Extract everything from the first line through the line with "0.939, 0.940, 0.940];", both ends included, except for any pictures.

------

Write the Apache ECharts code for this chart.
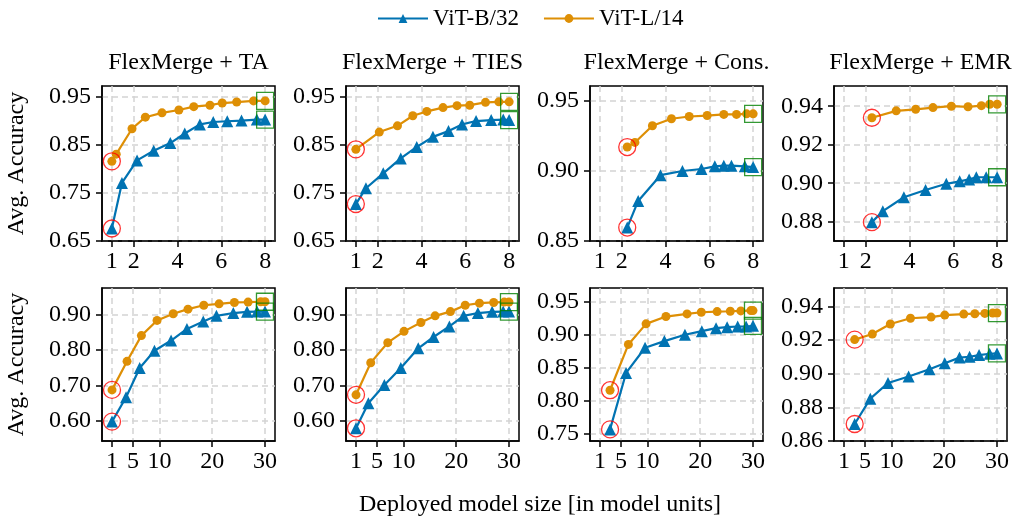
<!DOCTYPE html>
<html>
<head>
<meta charset="utf-8">
<script src="https://cdn.jsdelivr.net/npm/echarts@6/dist/echarts.min.js"></script>
<style>html,body{margin:0;padding:0;background:#fff}#c{width:1013px;height:518px}</style>
</head>
<body>
<div id="c"></div>
<script>
// ---------- data ----------
const seriesNames = ['ViT-B/32', 'ViT-L/14'];
const panelTitles = ['FlexMerge + TA', 'FlexMerge + TIES', 'FlexMerge + Cons.', 'FlexMerge + EMR',
                     'FlexMerge + TA', 'FlexMerge + TIES', 'FlexMerge + Cons.', 'FlexMerge + EMR'];
const yLabel = 'Avg. Accuracy';
const xLabel = 'Deployed model size [in model units]';
const xTicksTop = [1, 2, 4, 6, 8];
const xTicksBottom = [1, 5, 10, 20, 30];
const yTicks = [
  [0.65, 0.75, 0.85, 0.95],
  [0.65, 0.75, 0.85, 0.95],
  [0.85, 0.90, 0.95],
  [0.88, 0.90, 0.92, 0.94],
  [0.60, 0.70, 0.80, 0.90],
  [0.60, 0.70, 0.80, 0.90],
  [0.75, 0.80, 0.85, 0.90, 0.95],
  [0.86, 0.88, 0.90, 0.92, 0.94]
];
const yRanges = [
  [0.65, 0.973], [0.65, 0.973], [0.85, 0.9607], [0.87, 0.9505],
  [0.542, 0.976], [0.542, 0.976], [0.7395, 0.97], [0.86, 0.951]
];
const xRangeTop = [0.55, 8.45];
const xRangeBottom = [-0.9, 31.9];

// top row
const taTopBx = [1, 1.46, 2.15, 2.91, 3.67, 4.33, 5.02, 5.63, 6.27, 6.92, 7.62, 8];
const taTopBy = [0.676, 0.771, 0.818, 0.838, 0.854, 0.874, 0.893, 0.898, 0.8995, 0.901, 0.903, 0.903];
const taTopLx = [1, 1.2, 1.92, 2.53, 3.29, 4.06, 4.74, 5.48, 6.04, 6.70, 7.47, 8];
const taTopLy = [0.816, 0.831, 0.884, 0.908, 0.917, 0.923, 0.930, 0.933, 0.9375, 0.9396, 0.942, 0.942];

const tiesTopBx = [1, 1.46, 2.25, 3.05, 3.78, 4.52, 5.23, 5.85, 6.49, 7.18, 7.73, 8];
const tiesTopBy = [0.727, 0.760, 0.791, 0.822, 0.846, 0.867, 0.879, 0.893, 0.900, 0.902, 0.903, 0.902];
const tiesTopLx = [1, 2.07, 2.9, 3.6, 4.24, 4.98, 5.62, 6.2, 6.92, 7.53, 8];
const tiesTopLy = [0.841, 0.877, 0.890, 0.911, 0.920, 0.928, 0.932, 0.933, 0.939, 0.940, 0.940];

const consTopBx = [2.25, 2.75, 3.77, 4.77, 5.64, 6.25, 6.66, 7.01, 7.62, 8];
const consTopBy = [0.8596, 0.8786, 0.897, 0.900, 0.9014, 0.9033, 0.9038, 0.9038, 0.9033, 0.9028];
const consTopLx = [2.25, 2.6, 3.4, 4.27, 5.08, 5.9, 6.66, 7.24, 7.7, 8];
const consTopLy = [0.9171, 0.9204, 0.9323, 0.9373, 0.9389, 0.9396, 0.9404, 0.9404, 0.9408, 0.9408];

const emrTopBx = [2.28, 2.78, 3.74, 4.73, 5.68, 6.29, 6.72, 7.05, 7.5, 8];
const emrTopBy = [0.8798, 0.8855, 0.8927, 0.8965, 0.8997, 0.901, 0.902, 0.9031, 0.9031, 0.9031];
const emrTopLx = [2.28, 3.39, 4.28, 5.07, 5.91, 6.67, 7.28, 7.66, 8];
const emrTopLy = [0.934, 0.9376, 0.9384, 0.9393, 0.940, 0.9397, 0.9403, 0.941, 0.941];

// bottom row
const taBotBx = [1, 3.66, 6.25, 9.04, 12.2, 15.2, 18.3, 20.8, 24.0, 26.6, 28.5, 30];
const taBotBy = [0.597, 0.666, 0.749, 0.798, 0.827, 0.860, 0.881, 0.897, 0.905, 0.9085, 0.909, 0.909];
const taBotLx = [1, 3.85, 6.57, 9.54, 12.6, 15.4, 18.4, 21.3, 24.2, 26.8, 29.2, 30];
const taBotLy = [0.687, 0.768, 0.841, 0.884, 0.903, 0.916, 0.927, 0.931, 0.935, 0.936, 0.937, 0.937];

const tiesBotBx = [1, 3.34, 6.38, 9.49, 12.8, 15.7, 18.7, 21.4, 24.1, 26.8, 28.9, 30];
const tiesBotBy = [0.578, 0.649, 0.701, 0.749, 0.805, 0.837, 0.867, 0.897, 0.905, 0.9085, 0.909, 0.909];
const tiesBotLx = [1, 3.79, 7.02, 10.1, 13.3, 16.0, 18.9, 21.7, 24.4, 27.1, 29.1, 30];
const tiesBotLy = [0.673, 0.764, 0.821, 0.853, 0.878, 0.897, 0.909, 0.927, 0.933, 0.935, 0.936, 0.936];

const consBotBx = [2.9, 5.94, 9.54, 13.2, 17.1, 20.3, 23.0, 25.1, 27.1, 28.7, 30];
const consBotBy = [0.757, 0.842, 0.880, 0.890, 0.8995, 0.905, 0.9095, 0.911, 0.912, 0.912, 0.913];
const consBotLx = [2.9, 6.38, 9.73, 13.5, 17.5, 20.2, 23.2, 25.7, 27.7, 29.6, 30];
const consBotLy = [0.816, 0.885, 0.916, 0.927, 0.931, 0.9335, 0.9345, 0.935, 0.9355, 0.936, 0.936];

const emrBotBx = [3.02, 5.99, 9.34, 13.25, 17.2, 20.1, 22.9, 24.8, 26.6, 28.6, 30];
const emrBotBy = [0.8701, 0.8852, 0.8945, 0.8984, 0.9027, 0.9062, 0.9096, 0.9101, 0.9111, 0.9119, 0.9121];
const emrBotLx = [3.02, 6.37, 9.78, 13.6, 17.5, 20.1, 23.7, 25.8, 27.7, 29.2, 30];
const emrBotLy = [0.9203, 0.9236, 0.9296, 0.933, 0.9337, 0.9349, 0.9355, 0.9357, 0.9359, 0.9361, 0.9361];

const panels = [
  [taTopBx, taTopBy, taTopLx, taTopLy],
  [tiesTopBx, tiesTopBy, tiesTopLx, tiesTopLy],
  [consTopBx, consTopBy, consTopLx, consTopLy],
  [emrTopBx, emrTopBy, emrTopLx, emrTopLy],
  [taBotBx, taBotBy, taBotLx, taBotLy],
  [tiesBotBx, tiesBotBy, tiesBotLx, tiesBotLy],
  [consBotBx, consBotBy, consBotLx, consBotLy],
  [emrBotBx, emrBotBy, emrBotLx, emrBotLy]
];

// ---------- styling / layout ----------
const FONT = '"Liberation Serif", "Times New Roman", serif';
const FS = 24;
const BLUE = '#0173b2';
const ORANGE = '#de8f05';
const gridLefts = [102, 346, 590, 834];
const gridW = 173;
const rowTops = [86, 288];
const rowHeights = [155, 153];

const zip = (xs, ys) => xs.map((x, i) => [x, ys[i]]);

const grids = [], xAxes = [], yAxes = [], series = [], graphics = [];
for (let p = 0; p < 8; p++) {
  const row = p < 4 ? 0 : 1, col = p % 4;
  grids.push({
    left: gridLefts[col], top: rowTops[row], width: gridW, height: rowHeights[row],
    show: true, borderColor: '#000', borderWidth: 1.5, backgroundColor: 'transparent'
  });
  const xt = row === 0 ? xTicksTop : xTicksBottom;
  const xr = row === 0 ? xRangeTop : xRangeBottom;
  xAxes.push({
    type: 'value', gridIndex: p, min: xr[0], max: xr[1],
    axisLine: {show: true, onZero: false, lineStyle: {color: '#000', width: 1.5}},
    axisTick: {show: true, inside: false, length: 6, lineStyle: {color: '#000', width: 1.5}, customValues: xt},
    axisLabel: {show: true, customValues: xt, margin: 9, color: '#000', fontFamily: FONT, fontSize: FS,
                formatter: v => String(v)},
    splitLine: {show: true, lineStyle: {color: '#d3d3d3', type: [6, 4], width: 1.5}}
  });
  const yt = yTicks[p];
  const yax = {
    type: 'value', gridIndex: p, min: yRanges[p][0], max: yRanges[p][1],
    axisLine: {show: true, onZero: false, lineStyle: {color: '#000', width: 1.5}},
    axisTick: {show: true, inside: false, length: 6, lineStyle: {color: '#000', width: 1.5}, customValues: yt},
    axisLabel: {show: true, customValues: yt, margin: 11, color: '#000', fontFamily: FONT, fontSize: FS,
                formatter: v => v.toFixed(2)},
    splitLine: {show: true, lineStyle: {color: '#d3d3d3', type: [6, 4], width: 1.5}}
  };
  if (col === 0) {
    yax.name = yLabel;
    yax.nameLocation = 'middle';
    yax.nameGap = 73;
    yax.nameTextStyle = {color: '#000', fontFamily: FONT, fontSize: FS};
  }
  yAxes.push(yax);

  const [bx, by, lx, ly] = panels[p];
  const bData = zip(bx, by), lData = zip(lx, ly);
  series.push({
    name: seriesNames[0], type: 'line', xAxisIndex: p, yAxisIndex: p, data: bData,
    symbol: 'triangle', symbolSize: 12, showAllSymbol: true,
    lineStyle: {color: BLUE, width: 2.2}, itemStyle: {color: BLUE}, z: 3
  });
  series.push({
    name: seriesNames[1], type: 'line', xAxisIndex: p, yAxisIndex: p, data: lData,
    symbol: 'circle', symbolSize: 9, showAllSymbol: true,
    lineStyle: {color: ORANGE, width: 2.2}, itemStyle: {color: ORANGE}, z: 3
  });
  series.push({
    type: 'scatter', xAxisIndex: p, yAxisIndex: p,
    data: [bData[0], lData[0]], symbol: 'circle', symbolSize: 17,
    itemStyle: {color: 'transparent', borderColor: '#ff0000', borderWidth: 1.3}, z: 4, silent: true
  });
  series.push({
    type: 'scatter', xAxisIndex: p, yAxisIndex: p,
    data: [bData[bData.length - 1], lData[lData.length - 1]], symbol: 'rect', symbolSize: 17,
    itemStyle: {color: 'transparent', borderColor: '#008000', borderWidth: 1.3}, z: 4, silent: true
  });

  if (row === 0) {
    graphics.push({
      type: 'text', x: gridLefts[col] + gridW / 2, y: 63,
      style: {text: panelTitles[p], fontFamily: FONT, fontSize: FS, fill: '#000',
              textAlign: 'center', textVerticalAlign: 'middle'}
    });
  }
}
graphics.push({
  type: 'text', x: 540, y: 505,
  style: {text: xLabel, fontFamily: FONT, fontSize: FS, fill: '#000', textAlign: 'center', textVerticalAlign: 'middle'}
});

const chart = echarts.init(document.getElementById('c'));
chart.setOption({
  animation: false,
  backgroundColor: '#fff',
  legend: {
    data: seriesNames, top: 2, left: 372, itemWidth: 50, itemHeight: 11, itemGap: 24,
    textStyle: {fontFamily: FONT, fontSize: 23, color: '#000'}
  },
  grid: grids, xAxis: xAxes, yAxis: yAxes, series: series, graphic: graphics
});
</script>
</body>
</html>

------

▶ [RESULT OF THE TASK]:
Write the Apache ECharts code for this chart.
<!DOCTYPE html>
<html>
<head>
<meta charset="utf-8">
<script src="https://cdn.jsdelivr.net/npm/echarts@6/dist/echarts.min.js"></script>
<style>html,body{margin:0;padding:0;background:#fff}#c{width:1013px;height:518px}</style>
</head>
<body>
<div id="c"></div>
<script>
// ---------- data ----------
const seriesNames = ['ViT-B/32', 'ViT-L/14'];
const panelTitles = ['FlexMerge + TA', 'FlexMerge + TIES', 'FlexMerge + Cons.', 'FlexMerge + EMR',
                     'FlexMerge + TA', 'FlexMerge + TIES', 'FlexMerge + Cons.', 'FlexMerge + EMR'];
const yLabel = 'Avg. Accuracy';
const xLabel = 'Deployed model size [in model units]';
const xTicksTop = [1, 2, 4, 6, 8];
const xTicksBottom = [1, 5, 10, 20, 30];
const yTicks = [
  [0.65, 0.75, 0.85, 0.95],
  [0.65, 0.75, 0.85, 0.95],
  [0.85, 0.90, 0.95],
  [0.88, 0.90, 0.92, 0.94],
  [0.60, 0.70, 0.80, 0.90],
  [0.60, 0.70, 0.80, 0.90],
  [0.75, 0.80, 0.85, 0.90, 0.95],
  [0.86, 0.88, 0.90, 0.92, 0.94]
];
const yRanges = [
  [0.65, 0.973], [0.65, 0.973], [0.85, 0.9607], [0.87, 0.9505],
  [0.542, 0.976], [0.542, 0.976], [0.7395, 0.97], [0.86, 0.951]
];
const xRangeTop = [0.55, 8.45];
const xRangeBottom = [-0.9, 31.9];

// top row
const taTopBx = [1, 1.46, 2.15, 2.91, 3.67, 4.33, 5.02, 5.63, 6.27, 6.92, 7.62, 8];
const taTopBy = [0.676, 0.771, 0.818, 0.838, 0.854, 0.874, 0.893, 0.898, 0.8995, 0.901, 0.903, 0.903];
const taTopLx = [1, 1.2, 1.92, 2.53, 3.29, 4.06, 4.74, 5.48, 6.04, 6.70, 7.47, 8];
const taTopLy = [0.816, 0.831, 0.884, 0.908, 0.917, 0.923, 0.930, 0.933, 0.9375, 0.9396, 0.942, 0.942];

const tiesTopBx = [1, 1.46, 2.25, 3.05, 3.78, 4.52, 5.23, 5.85, 6.49, 7.18, 7.73, 8];
const tiesTopBy = [0.727, 0.760, 0.791, 0.822, 0.846, 0.867, 0.879, 0.893, 0.900, 0.902, 0.903, 0.902];
const tiesTopLx = [1, 2.07, 2.9, 3.6, 4.24, 4.98, 5.62, 6.2, 6.92, 7.53, 8];
const tiesTopLy = [0.841, 0.877, 0.890, 0.911, 0.920, 0.928, 0.932, 0.933, 0.939, 0.940, 0.940];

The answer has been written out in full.